Richard wrote me recently to ask:
Could you please go into detail about the monogram etiquette for men’s shirts – front pocket, exact placement of (top of pocket, bottom of sleeve), cuff monogram, traditional color (black, blue, gray), order of letters, size of letters, etc.? Also, is there a certain style for a certain age – plain for older teen boys, more formal for men? I need every detail!
Well dear readers, there are two schools of thought on monogramming shirts. One is that you shouldn’t. The other splits into two camps, the seen and unseen.
But, you may wonder, what is the purpose of the monogram in the first place?
Very simply, the monogram identified the owner of the shirt when laundry was first sent out of the home. Since a man would no sooner appear in his shirtsleeves in public than he would in his underwear, the monogram wasn’t ever really on display. The mark may have been hidden on the tails of the shirt, or under the neck line of the suit’s vest.
After the vest fell out of favour, the monogram became more visible, especially if a man were to remove his coat in the office. Often the monogram would be placed on the shirt pocket (which became useful as a man missed the pockets on his nonexistent vest), either in the middle of the welt at the top or bang in the middle of the shirt pocket. Those of us whose dress shirts are made without chest pockets frequently choose the same location for a monogram. The European fashion is to monogram the left side of the shirt about four or five inches above the waist of your trouser and about the same distance over from the buttons. I like that arrangement better.
Then came the era of conspicuous consumption and the monogram, which implies that your shirt is custom made although any shirt may be embroidered, migrated to the shirt cuff or even the outside of the collar. In my opinion, this placement is equivalent to TYPING IN ALL CAPITALS IN YOUR EMAIL. It shouts, rather than discreetly announcing itself.

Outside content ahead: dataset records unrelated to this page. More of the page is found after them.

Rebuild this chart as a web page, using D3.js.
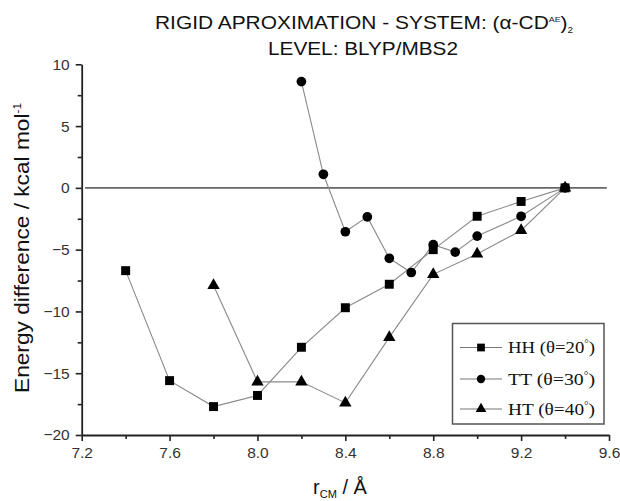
<!DOCTYPE html>
<html><head><meta charset="utf-8">
<script src="https://cdn.jsdelivr.net/npm/d3@7"></script>
<style>body{margin:0;background:#fff}svg{display:block}</style>
</head><body>
<svg id="c" width="620" height="501"></svg>
<script>
const xHH = [7.4,7.6,7.8,8.0,8.2,8.4,8.6,8.8,9.0,9.2,9.4];
const yHH = [-6.7,-15.6,-17.7,-16.8,-12.9,-9.7,-7.8,-5.0,-2.3,-1.1,0];
const xTT = [8.2,8.3,8.4,8.5,8.6,8.7,8.8,8.9,9.0,9.2,9.4];
const yTT = [8.6,1.1,-3.55,-2.35,-5.7,-6.85,-4.6,-5.2,-3.9,-2.3,0];
const xHT = [7.8,8.0,8.2,8.4,8.6,8.8,9.0,9.2,9.4];
const yHT = [-7.9,-15.7,-15.7,-17.4,-12.1,-7.0,-5.35,-3.45,0];
const seriesNames = ["HH (\u03b8=20", "TT (\u03b8=30", "HT (\u03b8=40"];
const xTicks = [7.2,7.6,8.0,8.4,8.8,9.2,9.6];
const xMinor = [7.4,7.8,8.2,8.6,9.0,9.4];
const yTicks = [-20,-15,-10,-5,0,5,10];
const yMinor = [-17.5,-12.5,-7.5,-2.5,2.5,7.5];

const svg = d3.select("#c");
const x = d3.scaleLinear().domain([7.2,9.6]).range([81.7,609]);
const y = d3.scaleLinear().domain([-20,10]).range([435,64.3]);
const axisColor = "#222";
const sans = "Arial, 'Liberation Sans', sans-serif";
const serif = "'Times New Roman', 'Liberation Serif', serif";

// zero line
svg.append("line").attr("x1", x(7.215)).attr("x2", x(9.59)).attr("y1", y(0)).attr("y2", y(0))
  .attr("stroke","#666").attr("stroke-width",1.6);

// axes
const gx = svg.append("g").attr("transform",`translate(0,${y(-20)})`);
gx.call(d3.axisBottom(x).tickValues(xTicks).tickFormat(d3.format(".1f")).tickSize(6).tickSizeOuter(0).tickPadding(6));
gx.append("g").call(d3.axisBottom(x).tickValues(xMinor).tickFormat("").tickSize(4).tickSizeOuter(0))
  .select(".domain").remove();
const gy = svg.append("g").attr("transform",`translate(${x(7.2)},0)`);
gy.call(d3.axisLeft(y).tickValues(yTicks).tickFormat(d3.format("d")).tickSize(6).tickSizeOuter(0).tickPadding(6));
gy.append("g").call(d3.axisLeft(y).tickValues(yMinor).tickFormat("").tickSize(4).tickSizeOuter(0))
  .select(".domain").remove();
svg.selectAll(".domain").attr("stroke",axisColor).attr("stroke-width",1.8);
svg.selectAll(".tick line").attr("stroke",axisColor).attr("stroke-width",1.6);
svg.selectAll(".tick text").attr("font-family",sans).attr("font-size",15.5).attr("fill","#333");

// series
const series = [
  {xs:xHH, ys:yHH, sym:d3.symbolSquare, size:80},
  {xs:xTT, ys:yTT, sym:d3.symbolCircle, size:74},
  {xs:xHT, ys:yHT, sym:d3.symbolTriangle, size:66}
];
const line = d3.line().x(d=>x(d[0])).y(d=>y(d[1]));
series.forEach(s=>{
  const pts = s.xs.map((v,i)=>[v,s.ys[i]]);
  svg.append("path").attr("d",line(pts)).attr("fill","none").attr("stroke","#8a8a8a").attr("stroke-width",1.1);
});
series.forEach(s=>{
  const pts = s.xs.map((v,i)=>[v,s.ys[i]]);
  svg.append("g").selectAll("path").data(pts).join("path")
    .attr("d",d3.symbol(s.sym,s.size))
    .attr("transform",d=>`translate(${x(d[0])},${y(d[1])})`)
    .attr("fill","#000");
});

// legend
const lg = svg.append("g");
lg.append("rect").attr("x",452.5).attr("y",323.5).attr("width",151.5).attr("height",100.5)
  .attr("fill","#fff").attr("stroke","#555").attr("stroke-width",1.5);
const ly = [347.5,379,409];
series.forEach((s,i)=>{
  lg.append("line").attr("x1",460).attr("x2",502).attr("y1",ly[i]).attr("y2",ly[i])
    .attr("stroke","#777").attr("stroke-width",1.1);
  lg.append("path").attr("d",d3.symbol(s.sym,s.size*0.75)).attr("transform",`translate(481,${ly[i]})`).attr("fill","#000");
  const t = lg.append("text").attr("x",508).attr("y",ly[i]+5.5).attr("font-family",serif).attr("font-size",17).attr("fill","#111")
    .attr("textLength",87).attr("lengthAdjust","spacingAndGlyphs");
  t.append("tspan").text(seriesNames[i]);
  t.append("tspan").attr("dy",-6).attr("font-size",10).text("\u00b0");
  t.append("tspan").attr("dy",6).text(")");
});

// title
const t1 = svg.append("text").attr("x",364).attr("y",29).attr("text-anchor","middle")
  .attr("font-family",sans).attr("font-size",19).attr("fill","#111")
  .attr("textLength",418).attr("lengthAdjust","spacingAndGlyphs");
t1.append("tspan").text("RIGID APROXIMATION - SYSTEM: (\u03b1-CD");
t1.append("tspan").attr("dy",-7).attr("font-size",8).text("AE");
t1.append("tspan").attr("dy",7).text(")");
t1.append("tspan").attr("dy",4).attr("font-size",9).text("2");
svg.append("text").attr("x",363).attr("y",54.5).attr("text-anchor","middle")
  .attr("font-family",sans).attr("font-size",19).attr("fill","#111")
  .attr("textLength",190).attr("lengthAdjust","spacingAndGlyphs").text("LEVEL: BLYP/MBS2");

// axis titles
const yl = svg.append("text").attr("transform","translate(29,248) rotate(-90)").attr("text-anchor","middle")
  .attr("font-family",sans).attr("font-size",21).attr("fill","#111")
  .attr("textLength",290).attr("lengthAdjust","spacingAndGlyphs");
yl.append("tspan").text("Energy difference / kcal mol");
yl.append("tspan").attr("dy",-8).attr("font-size",11).text("-1");
const xl = svg.append("text").attr("x",340).attr("y",494).attr("text-anchor","middle")
  .attr("font-family",sans).attr("font-size",20).attr("fill","#111");
xl.append("tspan").text("r");
xl.append("tspan").attr("dy",4).attr("font-size",11).text("CM");
xl.append("tspan").attr("dy",-4).text(" / \u00c5");
</script>
</body></html>
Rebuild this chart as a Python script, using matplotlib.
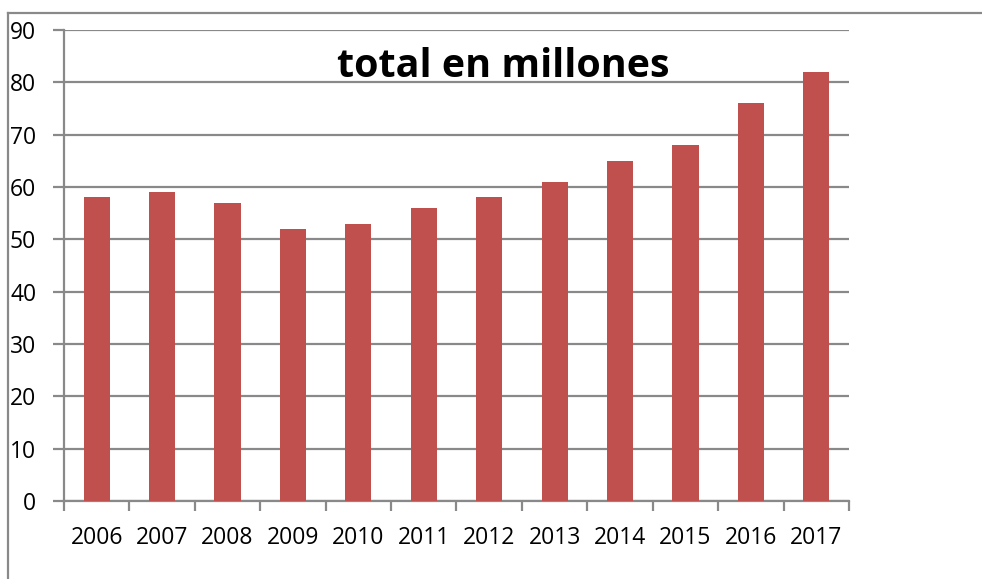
import matplotlib
matplotlib.use("Agg")
import matplotlib.pyplot as plt
from matplotlib.lines import Line2D
import numpy as np

years = ["2006", "2007", "2008", "2009", "2010", "2011", "2012", "2013", "2014", "2015", "2016", "2017"]
values = [58, 59, 57, 52, 53, 56, 58, 61, 65, 68, 76, 82]
yticks = [0, 10, 20, 30, 40, 50, 60, 70, 80, 90]
title = "total en millones"

W, H = 982, 579
fig = plt.figure(figsize=(W / 100, H / 100), dpi=100)
plt.rcParams['font.family'] = ['Open Sans', 'DejaVu Sans']

gray = "#898989"
# outer chart border (partially visible)
fig.add_artist(Line2D([8 / W, 1], [1 - 13 / H, 1 - 13 / H], color=gray, lw=1.6, transform=fig.transFigure))
fig.add_artist(Line2D([8 / W, 8 / W], [0, 1 - 13 / H], color=gray, lw=1.6, transform=fig.transFigure))

ax = fig.add_axes([64 / W, 78 / H, (849 - 64) / W, (501 - 30) / H])
x = np.arange(len(years))
ax.bar(x, values, width=0.4, color="#C0504D", zorder=3)
ax.set_xlim(-0.5, len(years) - 0.5)
ax.set_ylim(0, 90)
ax.set_yticks(yticks)
ax.set_yticklabels([str(v) for v in yticks], fontsize=16.5)
ax.yaxis.grid(True, color=gray, lw=1.6, zorder=0)
ax.tick_params(axis='y', length=8, color=gray, width=1.6, pad=12)

ax.set_xticks(x)
ax.set_xticklabels(years, fontsize=16.5)
ax.set_xticks(np.arange(-0.5, len(years)), minor=True)
ax.tick_params(axis='x', which='major', length=0, pad=18)
ax.tick_params(axis='x', which='minor', length=7, color=gray, width=1.6)

for s in ['top', 'right']:
    ax.spines[s].set_visible(False)
for s in ['left', 'bottom']:
    ax.spines[s].set_color(gray)
    ax.spines[s].set_linewidth(1.6)

ax.text(0.559, 0.922, title, transform=ax.transAxes, ha='center', va='center',
        fontsize=28.4, fontweight='bold')

fig.savefig("out.png", dpi=100)
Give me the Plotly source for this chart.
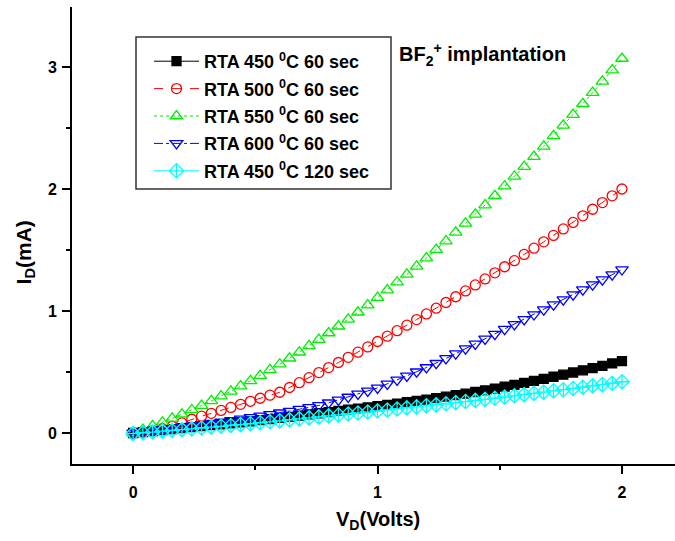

In terms of elegance, the smaller and less visible your monogram, the more elegant. Flusser recommends a monogram be no larger than 1/4″. If your initials are done by hand, they may be very small indeed, once again discreetly announcing that your monogram is hand-embroidered and therefore even more elegant than that done by machine. Those small imperfections speak volumes to the connoisseur.
Colour is largely up to you. Pick one echoing one of the colours in a fancy fabric, choose tone-on-tone or contrasting stitching as you see fit. The smaller the mark, the more you may want it to stand out. Or you may have a favourite colour that you use across all of your shirts.
What we have come to call the font is also a personal preference. You may choose block or script, with or without a fancy layout, as you wish (or as the seamstress’/tailor’s skills allow in the case of hand-embroidery.) The usual order is first name, surname (which initial will be slightly larger), middle initial in fancy forms or first, middle, last if you choose a straight layout.
I like to have my shirts monogrammed inside the neck band in grey (see lead photo) on a white shirt or red for a fancy shirt. I know it’s there. The shirt tail would be a second choice for me or maybe on the gauntlet — the sleeve placket — in back of the button, just below my elbow. In “Dressing the Man: Mastering the Art of Permanent Fashion” by Alan Flusser, there is a marvelous photo of Fred Astaire in shirt sleeves, the left of which is monogrammed about mid-forearm. Eccentric, showy or “old money”, it’s sort of a fun idea. But then he wouldn’t be seen without his coat outside of the rehearsal space.
As far as age appropriateness goes, my three-and-a-half year old has his name sewn into his clothing. But it’s printed on little tags and identifies the clothing as his in the event he needs to be changed after a mud/paint/body fluid mishap. I imagine he’ll make it to high school before he wears monogrammed shirts. They’ll be my initials, as I’m sure he’ll be poaching from my wardrobe.